SWEET PEA’s old home on cover of G.O.B mag

The past two owners of SWEET PEA moored her on a buoy in Quartermaster Harbor at Vashon Island.    The exact location was at Dockton, technically on Maury Island, attached by a small isthmus to Vashon Island.  When I collected the May/June ’11 (issue 78 , GOOD OLD BOAT the cover photograph looked really familiar.  The reason is that if the photo angle had been just a few degrees further left SWEET PEA’s old mooring buoy would have been in the picture.  If you look at the cover SWEET PEA’s old home was just a bit to the left of the red Bayliner sailboat in the background on the far left of the picture.

Here are some of my own pictures from the same location taken early October 2011 –

pilot house sloop
A close-up of the pilot house sloop.
sad bayliner
A close-up of the red hulled bayliner … she looks better at a distance.

Boat projects updates –

the stern cockpit locker has been fiberglassed off from the rest of the boat … no more breathing of gasoline fumes!  I now need to paint the locker … but first i’ll go sailing as the the boat is in sailing condition once again.

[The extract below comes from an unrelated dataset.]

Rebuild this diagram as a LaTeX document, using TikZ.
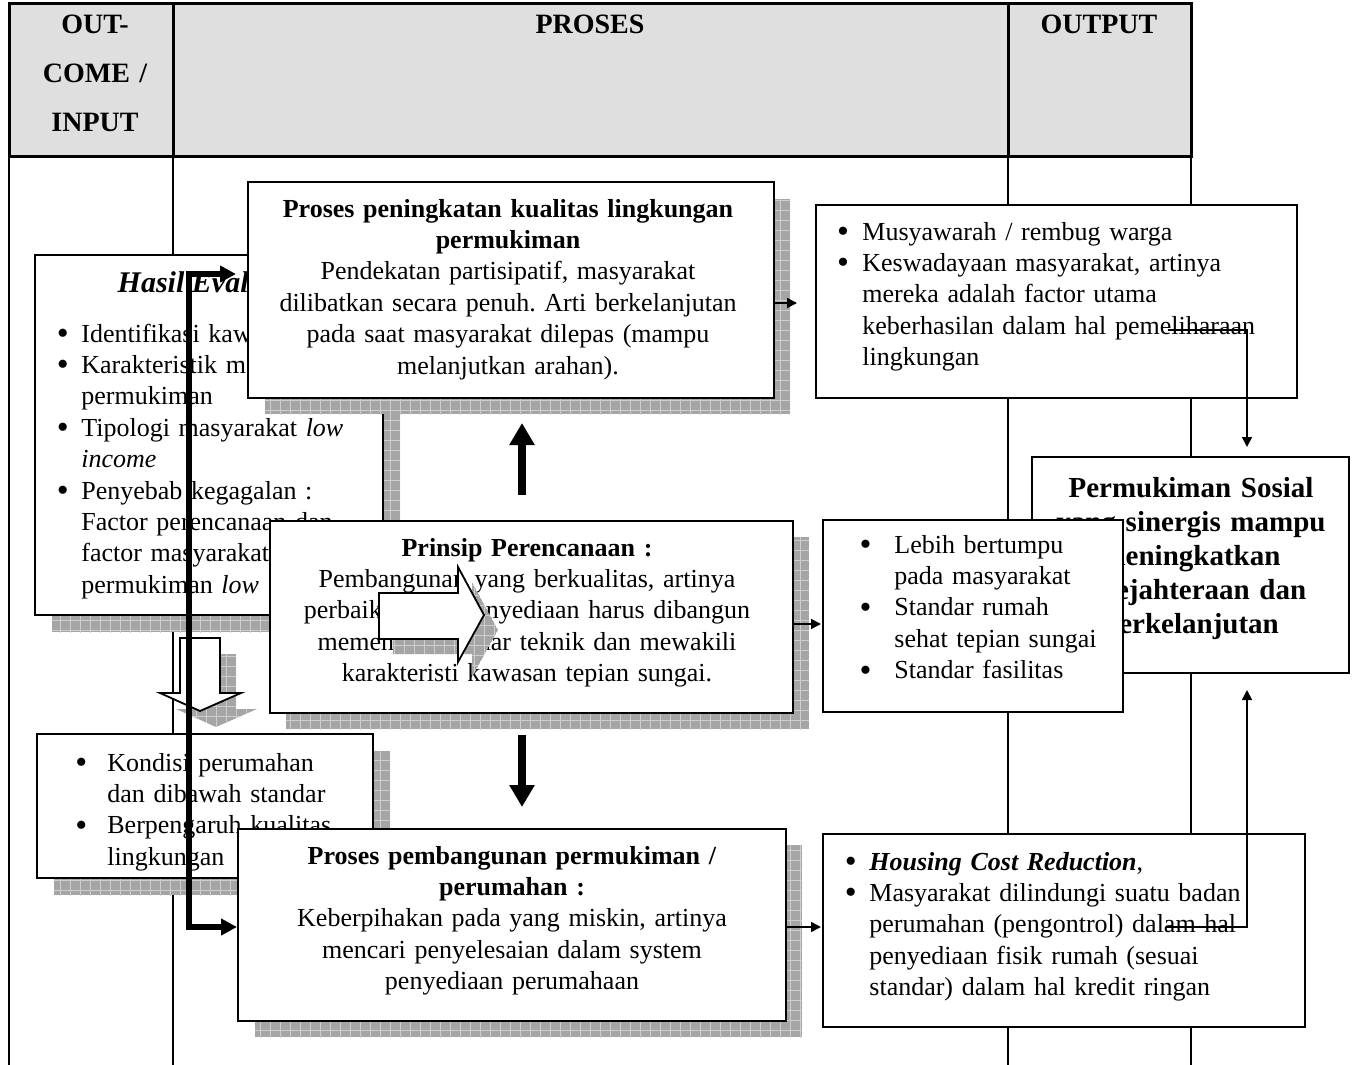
\documentclass[tikz,border=0pt]{standalone}
\usepackage{fontspec}
\setmainfont{Liberation Serif}
\usetikzlibrary{arrows.meta,fit}
\definecolor{headgray}{RGB}{223,223,223}
\definecolor{shadowc}{RGB}{165,165,165}
\definecolor{shadowln}{RGB}{205,205,205}
\newlength\bgap
\newcommand\bul{\raisebox{-1.2pt}{\fontsize{17}{0}\selectfont\textbullet}}
\newcommand\BL[1]{\noindent\llap{\bul\hspace{\bgap}}#1\par}
\newcommand\BJ[1]{\noindent\llap{\bul\hspace{\bgap}}\makebox[\hsize][s]{#1}\par}
\newcommand\CL[1]{\noindent #1\par}
\newcommand\CJ[1]{\noindent\makebox[\hsize][s]{#1}\par}
\newcommand\shadowpoly[1]{%
  \begin{scope}
    \clip #1;
    \fill[shadowc] #1;
    \draw[shadowln, line width=0.4pt, step=5pt] (0,0) grid (1400,1100);
  \end{scope}}
\frenchspacing
\begin{document}
\frenchspacing
\begin{tikzpicture}[x=0.5pt,y=-0.5pt,
  box/.style={draw, fill=white, line width=0.9pt, inner sep=0pt},
  body/.style={inner sep=0pt, font=\fontsize{13}{15.7}\selectfont},
  ctext/.style={body, align=center, anchor=base},
  ltext/.style={body, anchor=base west, align=left},
  head/.style={inner sep=0pt, font=\fontsize{14}{24.5}\selectfont\bfseries, align=center, anchor=base},
  thinarr/.style={line width=0.8pt, -{Triangle[length=5pt,width=5pt]}},
  bigarrow/.style={line width=4pt, -{Triangle[length=11pt,width=12pt]}},
  leftarrow/.style={line width=3pt, {Triangle[length=8pt,width=8pt]}-{Triangle[length=8pt,width=8pt]}},
  tab/.style={line width=0.9pt},
  hollow/.style={draw, fill=white, line width=0.9pt, line join=miter}
]
\useasboundingbox (0,0) rectangle (1355,1065);

% ---------- table ----------
\fill[headgray] (9,4) rectangle (1191,157);
\draw[tab] (9,157) -- (9,1065) (173,157) -- (173,1065) (1008,157) -- (1008,1065) (1191,157) -- (1191,1065);
\draw[line width=1.5pt] (9,4) rectangle (1191,157);
\draw[line width=1.5pt] (173,4) -- (173,157) (1008,4) -- (1008,157);
\node[head, text width=78pt] (hIn) at (95,34) {OUT-\\COME /\\INPUT};
\node[head] (hPro) at (590,34) {PROSES};
\node[head] (hOut) at (1099,34) {OUTPUT};

% ---------- left: Hasil Evaluasi ----------
\shadowpoly{(52,272) rectangle (400,632)}
\node[box, fit={(35,255) (383,615)}] (L1) {};
\node[body, anchor=base, font=\fontsize{15}{16}\selectfont\bfseries\itshape] (L1h) at (209,292) {Hasil Evaluasi};
\node[ltext, text width=140.5pt] (L1t) at (81,342) {\setlength\bgap{6.3pt}%
\BL{Identifikasi kawasan}
\BJ{Karakteristik masyarakat}
\CL{permukiman}
\BJ{Tipologi masyarakat \textit{low}}
\CL{\textit{income}}
\BL{Penyebab kegagalan :}
\CJ{Factor perencanaan dan}
\CJ{factor masyarakat}
\CL{permukiman \textit{low income}}};

% hollow down arrow
\begin{scope}[shift={(16,16)}]
\shadowpoly{(180,638) -- (220,638) -- (220,693) -- (241,693) -- (200,711) -- (160,693) -- (180,693) -- cycle}
\end{scope}
\path[hollow] (180,638) -- (220,638) -- (220,693) -- (241,693) -- (200,711) -- (160,693) -- (180,693) -- cycle;

% ---------- left: kondisi ----------
\shadowpoly{(54,751) rectangle (390,895)}
\node[box, fit={(37,734) (373,878)}] (L2) {};
\node[ltext, text width=123pt] (L2t) at (107,771) {\setlength\bgap{10pt}%
\BJ{Kondisi perumahan}
\CL{dan dibawah standar}
\BJ{Berpengaruh kualitas}
\CL{lingkungan}};

% ---------- process boxes ----------
\shadowpoly{(265,199) rectangle (790,414)}
\node[box, fit={(248,182) (774,398)}] (P1) {};
\node[ctext, text width=255pt] (P1t) at (508,217) {\textbf{Proses peningkatan kualitas lingkungan}\\\textbf{permukiman}\\Pendekatan partisipatif, masyarakat\\dilibatkan secara penuh. Arti berkelanjutan\\pada saat masyarakat dilepas (mampu\\melanjutkan arahan).};

\shadowpoly{(286,537) rectangle (809,729)}
\node[box, fit={(270,521) (793,713)}] (P2) {};
\node[ctext, text width=255pt] (P2t) at (527,556) {\textbf{Prinsip Perencanaan :}\\Pembangunan yang berkualitas, artinya\\perbaikan dan penyediaan harus dibangun\\memenuhi standar teknik dan mewakili\\karakteristi kawasan tepian sungai.};

% hollow right arrow
\begin{scope}[shift={(14,15)}]
\shadowpoly{(379,593) -- (458,593) -- (458,567) -- (484,615) -- (458,662) -- (458,639) -- (379,639) -- cycle}
\end{scope}
\path[hollow] (379,593) -- (458,593) -- (458,567) -- (484,615) -- (458,662) -- (458,639) -- (379,639) -- cycle;

\shadowpoly{(255,845) rectangle (802,1037)}
\node[box, fit={(238,829) (786,1021)}] (P3) {};
\node[ctext, text width=255pt] (P3t) at (512,864) {\textbf{Proses pembangunan permukiman /}\\\textbf{perumahan :}\\Keberpihakan pada yang miskin, artinya\\mencari penyelesaian dalam system\\penyediaan perumahaan};

% ---------- output boxes ----------
\node[box, fit={(1032,457) (1349,673)}] (F) {};
\node[ctext, text width=155pt, font=\fontsize{14.5}{17}\selectfont\bfseries] (Ft) at (1191,497) {Permukiman Sosial\\yang sinergis mampu\\meningkatkan\\kesejahteraan dan\\berkelanjutan};

\node[box, fit={(816,205) (1297,398)}] (R1) {};
\node[ltext, text width=215pt] (R1t) at (862,240) {\setlength\bgap{6.7pt}%
\BL{Musyawarah / rembug warga}
\BL{Keswadayaan masyarakat, artinya}
\CL{mereka adalah factor utama}
\CL{keberhasilan dalam hal pemeliharaan}
\CL{lingkungan}};

\node[box, fit={(823,520) (1123,712)}] (R2) {};
\node[ltext, text width=110pt] (R2t) at (894,553) {\setlength\bgap{11.5pt}%
\BL{Lebih bertumpu}
\CL{pada masyarakat}
\BL{Standar rumah}
\CL{sehat tepian sungai}
\BL{Standar fasilitas}};

\node[box, fit={(823,834) (1305,1027)}] (R3) {};
\node[ltext, text width=207.5pt] (R3t) at (869,870) {\setlength\bgap{6.3pt}%
\BL{\textbf{\textit{Housing Cost Reduction}},}
\BJ{Masyarakat dilindungi suatu badan}
\CJ{perumahan (pengontrol) dalam hal}
\CJ{penyediaan fisik rumah (sesuai}
\CL{standar) dalam hal kredit ringan}};

% ---------- connectors ----------
\coordinate (upS) at (522,495);
\coordinate (upE) at (522,423);
\coordinate (dnS) at (522,735);
\coordinate (dnE) at (522,807);
\draw[bigarrow] (upS) -- (upE);
\draw[bigarrow] (dnS) -- (dnE);

\coordinate (p1r) at (774,303);
\coordinate (r1l) at (797,303);
\coordinate (p2r) at (793,624);
\coordinate (r2l) at (821,624);
\coordinate (p3r) at (786,927);
\coordinate (r3l) at (821,927);
\draw[thinarr] (p1r) -- (r1l);
\draw[thinarr] (p2r) -- (r2l);
\draw[thinarr] (p3r) -- (r3l);

\coordinate (r1s) at (1168,330);
\coordinate (ftop) at (1247,447);
\coordinate (r3s) at (1166,927);
\coordinate (fbot) at (1247,690);
\draw[thinarr] (r1s) -| (ftop);
\draw[thinarr] (r3s) -| (fbot);

\coordinate (lA) at (236,274);
\coordinate (lB) at (189,274);
\coordinate (lC) at (189,927);
\coordinate (lD) at (237,927);
\draw[leftarrow] (lA) -- (lB) -- (lC) -- (lD);
\end{tikzpicture}
\end{document}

Pictures of the completed fiberglass work:

stern locker 2
The patch is balsa cored.  You can see the outlines of the old ‘gap’ that runs along the stern side of the locker at the top.  This space is open into the interior of the boat.  This ‘gap’ is common to all M17’s and allows stern locker ‘fume producing items’ to vent into the cabin.  This patch closes that gap and the fuel fumes will not vent outside the boat through the thru-transom hole used for the outboard fuel line.

 

stern locker 1
This photo looks to the port side of the locker.  The wood block  is the board is one of  two backing board for the transom boarding ladder.  The block is fully encased in epoxy and glued to the locker/transom wall with thickened epoxy.

 

The two pictures above show the patch that filled a grove that ran the entire lower-forward-width of the locker.  This grove didn’t leak or vent fumes, but held gunk and water.  Filling the grove makes the locker ‘cleaner and more ‘ship shape’ IMO.  The smaller holes are the cockpit drains.  SWEET PEA drains the cockpit with below the waterline thru-hulls (the pictures are inverted and up is ‘down’).  The larger holes lead to the cockpit.

I may paint the locker before I depart for Colorado.  The paint, Interlux Bildgekote, requires the temp to remain above 50 degrees to properly cure … evening temps are dropping into the mid-30s so i’m not yet in a ‘weather window’ to finish coat the locker.

My plan is to leave for CO in two-ish weeks.  I’ll going East to assist in the building of the first three production Sage Marine Sage 17s.  I’ll be returning to Seattle with one of the boats to conduct cruising sea trials during Larry Yake’s San Juan and Gulf Islands Montgomery Sailboats Owners Group cruise June 11-25, 2011.